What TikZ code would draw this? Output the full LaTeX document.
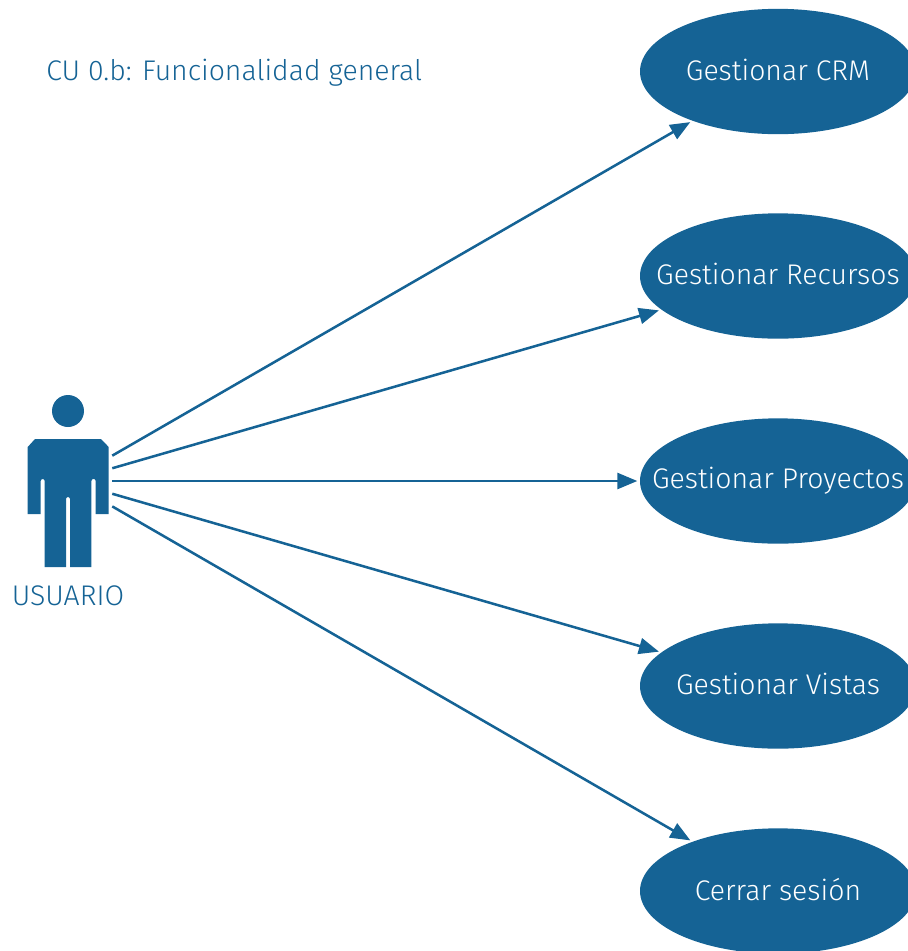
\documentclass[tikz,border=0pt]{standalone}
\usepackage{fontspec}
\usepackage{xcolor}
\usetikzlibrary{shapes.geometric,arrows.meta}
\setmainfont{Fira Sans Light}
\definecolor{cublue}{HTML}{156395}
\newcommand{\culabel}[1]{\makebox[0pt]{\rule[-3pt]{0pt}{18.5pt}#1}}

\begin{document}
\begin{tikzpicture}[x=0.75pt,y=-0.75pt]
  \tikzset{usecase/.style={ellipse,fill=cublue,text=white,inner sep=0pt,minimum width=207pt,minimum height=94pt,font=\fontsize{21.3}{24}\selectfont}}
  \tikzset{transition/.style={-{Triangle[length=15pt,width=12pt]},cublue,line width=1.9pt,shorten >=1.8pt}}
  \tikzset{caption/.style={text=cublue,inner sep=0pt,font=\fontsize{21.3}{24}\selectfont}}
  \useasboundingbox (0,0) rectangle (908,951);
  \node[caption,anchor=west] (title) at (46,72.5) {CU 0.b: Funcionalidad general};
  % the figure
  \node[inner sep=0pt,minimum width=66pt,minimum height=128pt] (usuario) at (68,481) {};
  \fill[cublue] (68,411) circle (12pt);
  \fill[cublue] (35,439) -- (101,439) -- (108.7,447) -- (108.7,514) -- (95.7,514) -- (95.7,481)
    arc[start angle=0,end angle=180,radius=1.6pt] -- (91.3,567) -- (70,567) -- (70,499)
    arc[start angle=0,end angle=180,radius=1.5pt] -- (66,567) -- (44.7,567) -- (44.7,481)
    arc[start angle=0,end angle=180,radius=1.5pt] -- (40.7,514) -- (27.7,514) -- (27.7,447) -- cycle;
  \node[caption] (usuarioLabel) at (68,596) {USUARIO};
  % use cases
  \node[usecase] (crm) at (778,71.5) {\culabel{Gestionar CRM}};
  \node[usecase] (recursos) at (778,276) {\culabel{Gestionar Recursos}};
  \node[usecase] (proyectos) at (778,481) {\culabel{Gestionar Proyectos}};
  \node[usecase] (vistas) at (778,686) {\culabel{Gestionar Vistas}};
  \node[usecase] (cerrar) at (778,891) {\culabel{Cerrar sesión}};
  \draw[transition] (usuario)--(crm);
  \draw[transition] (usuario)--(recursos);
  \draw[transition] (usuario)--(proyectos);
  \draw[transition] (usuario)--(vistas);
  \draw[transition] (usuario)--(cerrar);
\end{tikzpicture}
\end{document}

· · ·

### AIM OF THE EXERCISE
Quote the material exactly. Pictures stay out.

### SOLUTION TO THIS PROBLEM
What TikZ code would draw this? Output the full LaTeX document.
\documentclass[tikz,border=0pt]{standalone}
\usepackage{fontspec}
\usepackage{xcolor}
\usetikzlibrary{shapes.geometric,arrows.meta}
\setmainfont{Fira Sans Light}
\definecolor{cublue}{HTML}{156395}
\newcommand{\culabel}[1]{\makebox[0pt]{\rule[-3pt]{0pt}{18.5pt}#1}}

\begin{document}
\begin{tikzpicture}[x=0.75pt,y=-0.75pt]
  \tikzset{usecase/.style={ellipse,fill=cublue,text=white,inner sep=0pt,minimum width=207pt,minimum height=94pt,font=\fontsize{21.3}{24}\selectfont}}
  \tikzset{transition/.style={-{Triangle[length=15pt,width=12pt]},cublue,line width=1.9pt,shorten >=1.8pt}}
  \tikzset{caption/.style={text=cublue,inner sep=0pt,font=\fontsize{21.3}{24}\selectfont}}
  \useasboundingbox (0,0) rectangle (908,951);
  \node[caption,anchor=west] (title) at (46,72.5) {CU 0.b: Funcionalidad general};
  % the figure
  \node[inner sep=0pt,minimum width=66pt,minimum height=128pt] (usuario) at (68,481) {};
  \fill[cublue] (68,411) circle (12pt);
  \fill[cublue] (35,439) -- (101,439) -- (108.7,447) -- (108.7,514) -- (95.7,514) -- (95.7,481)
    arc[start angle=0,end angle=180,radius=1.6pt] -- (91.3,567) -- (70,567) -- (70,499)
    arc[start angle=0,end angle=180,radius=1.5pt] -- (66,567) -- (44.7,567) -- (44.7,481)
    arc[start angle=0,end angle=180,radius=1.5pt] -- (40.7,514) -- (27.7,514) -- (27.7,447) -- cycle;
  \node[caption] (usuarioLabel) at (68,596) {USUARIO};
  % use cases
  \node[usecase] (crm) at (778,71.5) {\culabel{Gestionar CRM}};
  \node[usecase] (recursos) at (778,276) {\culabel{Gestionar Recursos}};
  \node[usecase] (proyectos) at (778,481) {\culabel{Gestionar Proyectos}};
  \node[usecase] (vistas) at (778,686) {\culabel{Gestionar Vistas}};
  \node[usecase] (cerrar) at (778,891) {\culabel{Cerrar sesión}};
  \draw[transition] (usuario)--(crm);
  \draw[transition] (usuario)--(recursos);
  \draw[transition] (usuario)--(proyectos);
  \draw[transition] (usuario)--(vistas);
  \draw[transition] (usuario)--(cerrar);
\end{tikzpicture}
\end{document}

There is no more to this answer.